Casey Key entrepreneur John Winslow bought the company in the late 1950s and moved it to Venice. Donelly, a banker and salesman who married Winslow's daughter, then bought the company in 1988, when it had 12 employees and $380,000 in annual revenues.


Growth came slow in the 1990s and early 2000s. A key move came in 2003, when Tervis signed a deal with Bed Bath & Beyond to sell the tumblers in the chain's stores. More turning points came a few years later, when Tervis began to sign licensing agreements with sports leagues, college sports teams and entertainment entities such as Disney.


The licensing deals provide hundreds of ways for customers to personalize their cups and become more devoted to the brand, says Kaplan.


Wolfson was even a fan before he became CEO. In his career as a consultant for other businesses, Wolfson met a Tervis saleswoman in 2004 and began to learn about the inner workings of the company. He soon met Donelly and Spencer, and the trio bonded over business philosophies. Wolfson says the combination of the just-right product made by just-right people motivated him to do more with Tervis.


“I've worked with a lot of companies,” says Wolfson, “and Tervis was always one of my favorites.”


Tumble For You


Encouraging customer feedback can be a risky proposition, but Tervis Tumbler executives embrace the concept.


The company has been successful in using social media to both spread its message and hear from customers.


The North Venice-based firm, which manufactures and sells drinkware, solicits stories from customers on its Facebook page. The hits come in often, from pictures of toddlers with Tumblers to dozens of suggestions for new designs.

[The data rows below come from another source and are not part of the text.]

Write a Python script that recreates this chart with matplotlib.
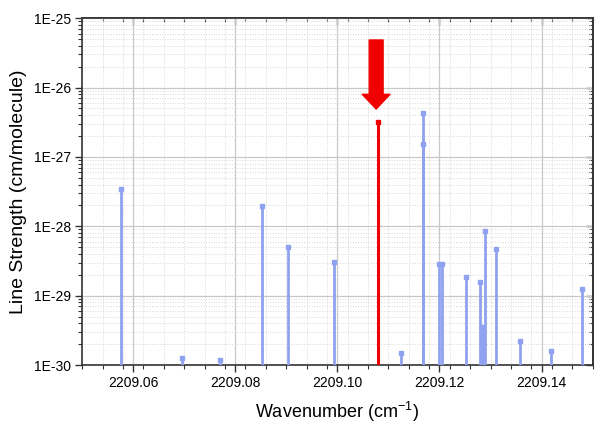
import math
import matplotlib.pyplot as plt
from matplotlib.ticker import FixedLocator, NullFormatter, FuncFormatter

plt.rcParams['font.family'] = ['Liberation Sans', 'DejaVu Sans']

# line positions (cm-1) and strengths (cm/molecule)
wn = [2209.0576, 2209.0695, 2209.0771, 2209.0852, 2209.0904, 2209.0994,
      2209.1124, 2209.1168, 2209.1168, 2209.1199, 2209.1204, 2209.1251,
      2209.1280, 2209.1283, 2209.1286, 2209.1290, 2209.1311, 2209.1358,
      2209.1418, 2209.1479]
strength = [3.4e-28, 1.26e-30, 1.2e-30, 1.94e-28, 5.1e-29, 3.1e-29,
            1.5e-30, 4.3e-27, 1.54e-27, 2.9e-29, 2.9e-29, 1.86e-29,
            1.57e-29, 3.56e-30, 3.5e-30, 8.6e-29, 4.75e-29, 2.24e-30,
            1.57e-30, 1.26e-29]
target_wn = 2209.1080
target_s = 3.2e-27

xmajor = [2209.06, 2209.08, 2209.10, 2209.12, 2209.14]
xminor = [2209.05 + 0.004 * i for i in range(26)]
ymajor = [1e-30, 1e-29, 1e-28, 1e-27, 1e-26, 1e-25]
yminor = [m * d for d in ymajor[:-1] for m in range(2, 10)]

blue = '#8fa2f0'
red = '#f00000'

fig = plt.figure(figsize=(5.95, 4.23), dpi=100)
ax = fig.add_axes([0.138, 0.137, 0.858, 0.820])
ax.set_yscale('log')
ax.set_xlim(2209.05, 2209.15)
ax.set_ylim(1e-30, 1e-25)

ax.vlines(wn, 1e-31, strength, color=blue, lw=2, zorder=3)
ax.plot(wn, strength, 's', color=blue, ms=3.5, zorder=3)
ax.vlines([target_wn], 1e-31, [target_s], color=red, lw=2.2, zorder=4)
ax.plot([target_wn], [target_s], 's', color=red, ms=3.5, zorder=4)

# marker arrow above the target line
ax.annotate('', xy=(target_wn - 0.0004, 4.9e-27), xytext=(target_wn - 0.0004, 4.85e-26),
            arrowprops=dict(arrowstyle='simple,head_length=0.85,head_width=1.6,tail_width=0.8',
                            color=red, mutation_scale=12.5, shrinkA=0, shrinkB=0),
            zorder=5)

ax.xaxis.set_major_locator(FixedLocator(xmajor))
ax.xaxis.set_minor_locator(FixedLocator(xminor))
ax.xaxis.set_major_formatter(FuncFormatter(lambda v, p: f'{v:.2f}'))
ax.yaxis.set_major_locator(FixedLocator(ymajor))
ax.yaxis.set_minor_locator(FixedLocator(yminor))
ax.yaxis.set_minor_formatter(NullFormatter())
ax.yaxis.set_major_formatter(FuncFormatter(lambda v, p: f'1E-{-int(round(math.log10(v)))}'))

ax.grid(True, which='major', color='#c8c8c8', lw=0.9, ls='-')
ax.grid(True, which='minor', color='#d8d8d8', lw=0.7, ls=':')
ax.set_axisbelow(True)

ax.tick_params(which='both', direction='out', labelsize=10, color='#333333', pad=3)
ax.tick_params(which='major', length=5, width=1)
ax.tick_params(which='minor', length=3, width=0.8)
for s in ax.spines.values():
    s.set_linewidth(1.2)
    s.set_color('#333333')

# inward ticks on top and right
top = ax.secondary_xaxis('top')
top.xaxis.set_major_locator(FixedLocator(xmajor))
top.xaxis.set_minor_locator(FixedLocator(xminor))
top.tick_params(which='both', direction='in', labeltop=False, color='#333333')
top.tick_params(which='major', length=5, width=1)
top.tick_params(which='minor', length=3, width=0.8)
right = ax.secondary_yaxis('right')
right.yaxis.set_major_locator(FixedLocator(ymajor))
right.yaxis.set_minor_locator(FixedLocator(yminor))
right.tick_params(which='both', direction='in', labelright=False, color='#333333')
right.tick_params(which='major', length=5, width=1)
right.tick_params(which='minor', length=3, width=0.8)
for sec in (top, right):
    for s in sec.spines.values():
        s.set_linewidth(1.2)
        s.set_color('#333333')

ax.set_xlabel('Wavenumber (cm$^{\\mathregular{-1}}$)', fontsize=13, labelpad=7)
ax.set_ylabel('Line Strength (cm/molecule)', fontsize=14, labelpad=5)

fig.savefig('out.png', dpi=100)
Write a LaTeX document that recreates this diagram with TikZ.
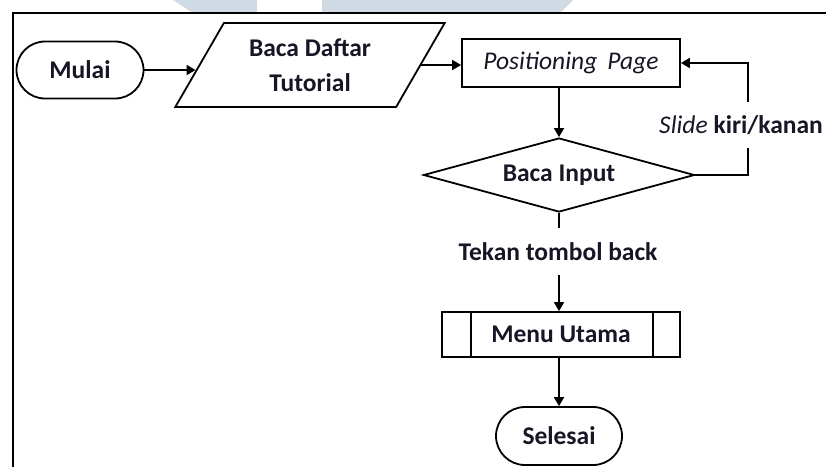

Tervis likewise utilizes Twitter and LinkedIn to hear from customers. A recent request for new product ideas on a LinkedIn page for Sarasota business professionals, for example, quickly generated more than 50 responses.


Two of the most popular suggestions from that LinkedIn discussion: To make a thermos-style shaped tumbler that works like a water bottle and to sell tumblers with local high school logos and team colors.